Dataset section:

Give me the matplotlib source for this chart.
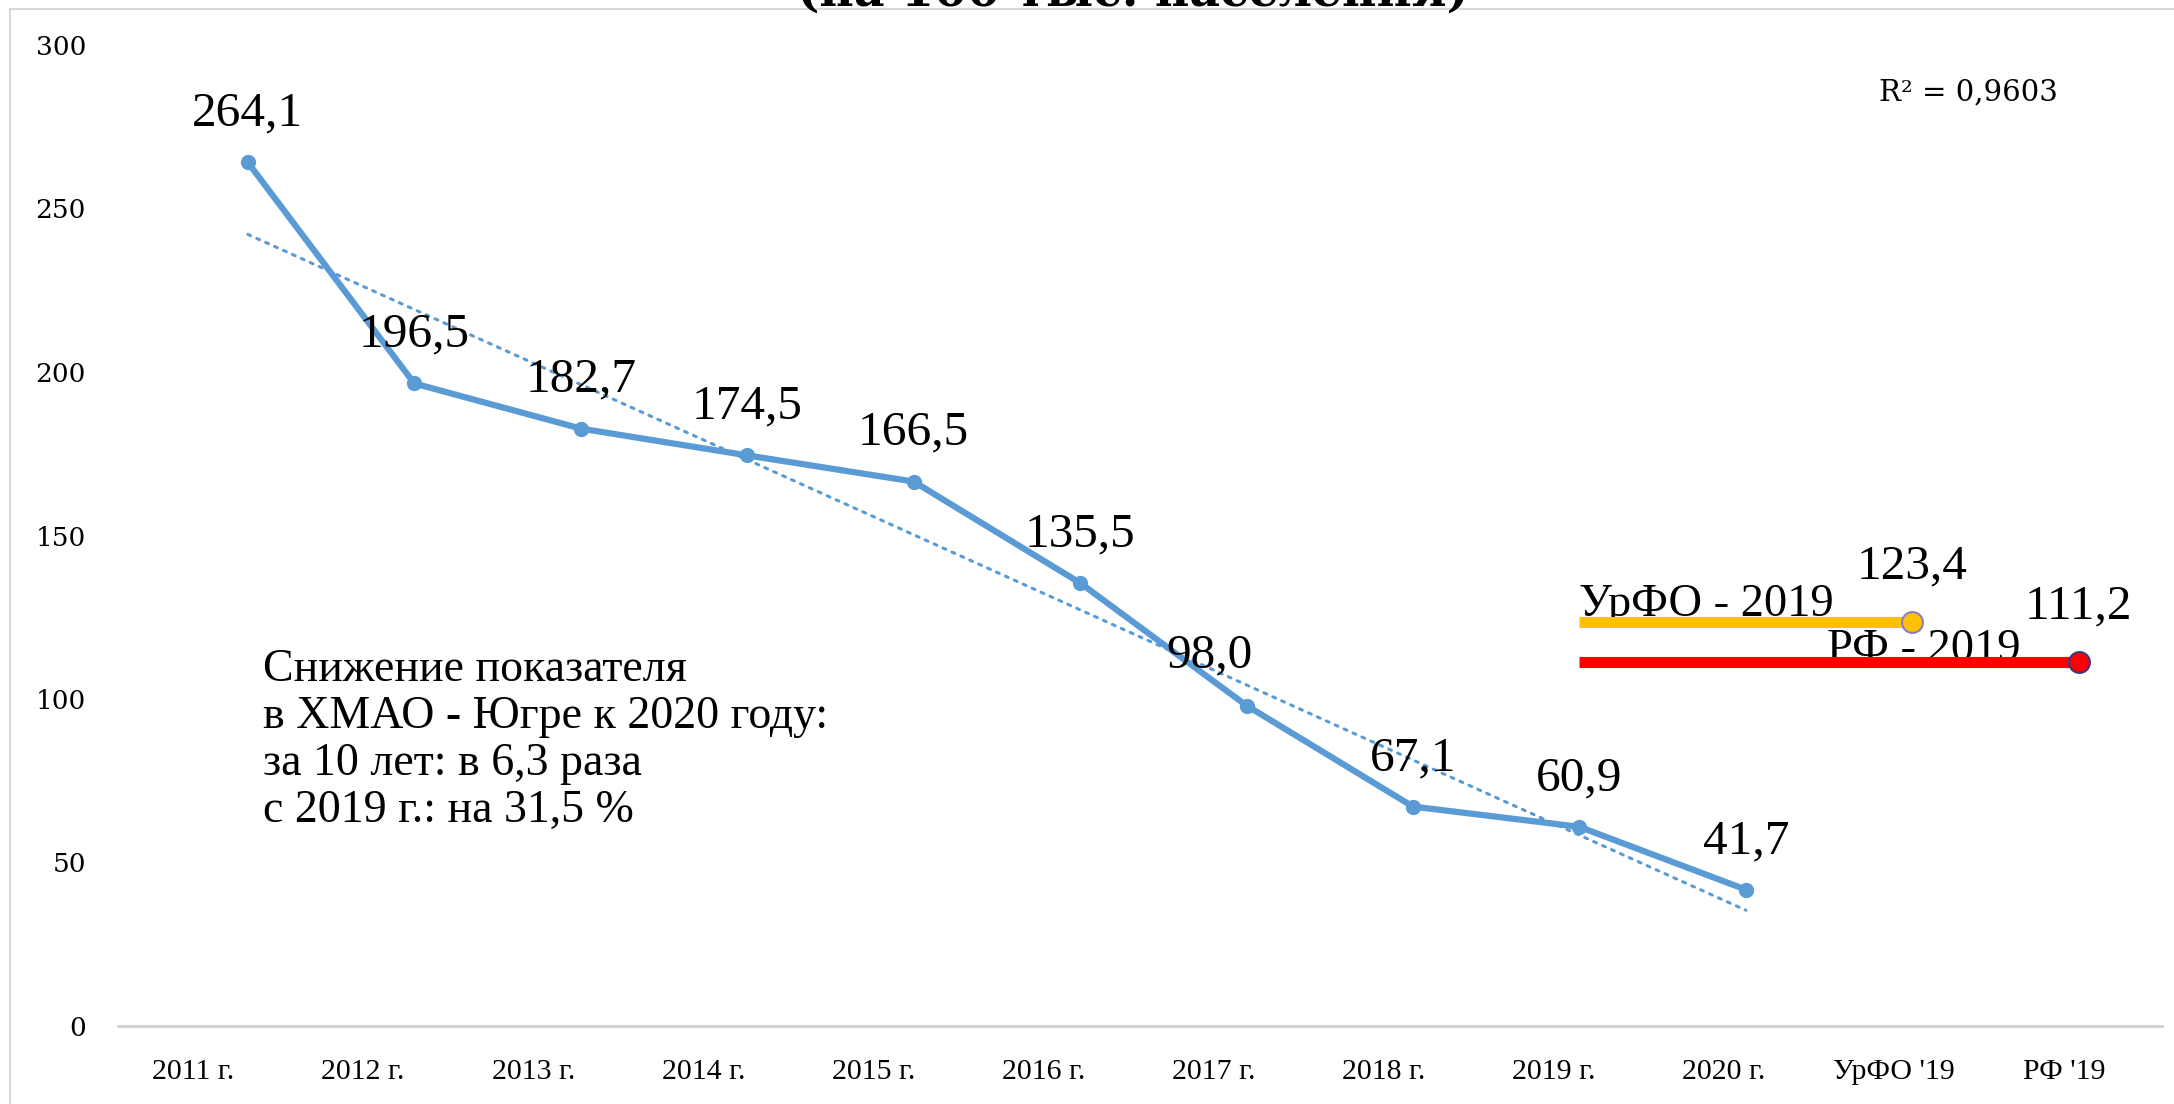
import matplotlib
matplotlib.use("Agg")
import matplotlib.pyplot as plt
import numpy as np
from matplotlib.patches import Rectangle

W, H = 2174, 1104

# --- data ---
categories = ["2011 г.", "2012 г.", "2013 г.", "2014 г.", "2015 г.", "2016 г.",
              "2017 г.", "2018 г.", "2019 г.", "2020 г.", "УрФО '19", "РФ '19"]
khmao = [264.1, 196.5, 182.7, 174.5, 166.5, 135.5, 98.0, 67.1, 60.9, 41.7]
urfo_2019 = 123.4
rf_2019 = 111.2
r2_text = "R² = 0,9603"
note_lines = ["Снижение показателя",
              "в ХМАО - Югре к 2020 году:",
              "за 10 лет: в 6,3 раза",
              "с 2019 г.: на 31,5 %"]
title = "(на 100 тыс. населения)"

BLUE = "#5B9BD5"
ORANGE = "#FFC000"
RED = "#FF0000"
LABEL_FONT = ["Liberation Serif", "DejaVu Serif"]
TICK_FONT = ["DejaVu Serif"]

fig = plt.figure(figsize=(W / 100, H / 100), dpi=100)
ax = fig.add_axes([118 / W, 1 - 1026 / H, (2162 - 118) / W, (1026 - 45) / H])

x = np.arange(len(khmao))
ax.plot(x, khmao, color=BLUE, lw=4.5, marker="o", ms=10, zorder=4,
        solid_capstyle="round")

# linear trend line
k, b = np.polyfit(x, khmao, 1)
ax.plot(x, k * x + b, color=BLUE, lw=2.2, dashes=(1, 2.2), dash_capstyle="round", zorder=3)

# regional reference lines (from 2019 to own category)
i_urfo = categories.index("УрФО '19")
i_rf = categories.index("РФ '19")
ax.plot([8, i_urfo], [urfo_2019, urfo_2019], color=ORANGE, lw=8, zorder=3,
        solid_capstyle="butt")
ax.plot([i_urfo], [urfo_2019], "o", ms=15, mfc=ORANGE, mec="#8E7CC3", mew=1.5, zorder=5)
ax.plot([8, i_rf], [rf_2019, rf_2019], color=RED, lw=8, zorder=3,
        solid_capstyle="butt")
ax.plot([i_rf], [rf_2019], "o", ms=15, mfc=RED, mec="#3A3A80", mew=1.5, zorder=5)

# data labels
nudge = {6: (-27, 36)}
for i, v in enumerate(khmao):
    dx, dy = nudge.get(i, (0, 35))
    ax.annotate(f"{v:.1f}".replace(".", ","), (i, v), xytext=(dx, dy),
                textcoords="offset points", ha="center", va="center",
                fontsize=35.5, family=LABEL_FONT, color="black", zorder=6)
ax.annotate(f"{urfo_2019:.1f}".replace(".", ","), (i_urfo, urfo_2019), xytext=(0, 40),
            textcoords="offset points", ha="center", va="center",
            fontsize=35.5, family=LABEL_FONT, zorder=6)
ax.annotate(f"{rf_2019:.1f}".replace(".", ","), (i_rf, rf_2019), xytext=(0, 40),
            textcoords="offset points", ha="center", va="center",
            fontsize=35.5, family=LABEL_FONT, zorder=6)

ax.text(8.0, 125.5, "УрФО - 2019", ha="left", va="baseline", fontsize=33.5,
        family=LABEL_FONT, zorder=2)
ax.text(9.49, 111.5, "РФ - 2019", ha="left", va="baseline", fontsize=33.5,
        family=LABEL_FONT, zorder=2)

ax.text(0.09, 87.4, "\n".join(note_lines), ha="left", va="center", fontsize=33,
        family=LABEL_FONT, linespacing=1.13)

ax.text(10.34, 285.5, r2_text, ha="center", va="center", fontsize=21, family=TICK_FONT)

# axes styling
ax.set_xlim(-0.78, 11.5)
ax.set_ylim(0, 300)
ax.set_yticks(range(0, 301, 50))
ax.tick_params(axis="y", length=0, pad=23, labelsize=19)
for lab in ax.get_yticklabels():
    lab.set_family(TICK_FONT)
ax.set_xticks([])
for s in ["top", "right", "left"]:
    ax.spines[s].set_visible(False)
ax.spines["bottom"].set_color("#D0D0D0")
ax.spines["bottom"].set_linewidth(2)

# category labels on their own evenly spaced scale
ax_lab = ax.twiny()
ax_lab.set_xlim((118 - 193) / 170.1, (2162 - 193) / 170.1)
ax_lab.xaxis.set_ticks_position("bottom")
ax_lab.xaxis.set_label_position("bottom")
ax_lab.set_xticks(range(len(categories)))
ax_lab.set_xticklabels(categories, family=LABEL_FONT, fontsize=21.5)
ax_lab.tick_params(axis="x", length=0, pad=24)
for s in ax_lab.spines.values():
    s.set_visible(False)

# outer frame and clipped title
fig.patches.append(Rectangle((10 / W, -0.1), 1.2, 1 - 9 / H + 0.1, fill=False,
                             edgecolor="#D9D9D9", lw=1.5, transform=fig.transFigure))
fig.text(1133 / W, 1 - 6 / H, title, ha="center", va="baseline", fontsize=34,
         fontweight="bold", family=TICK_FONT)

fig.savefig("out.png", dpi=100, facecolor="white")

Work to be completed: Repeat the listing above exactly from its first line to the line containing "W, H = 2174, 1104", both included, and omit the pictures.

Written answer:
Give me the matplotlib source for this chart.
import matplotlib
matplotlib.use("Agg")
import matplotlib.pyplot as plt
import numpy as np
from matplotlib.patches import Rectangle

W, H = 2174, 1104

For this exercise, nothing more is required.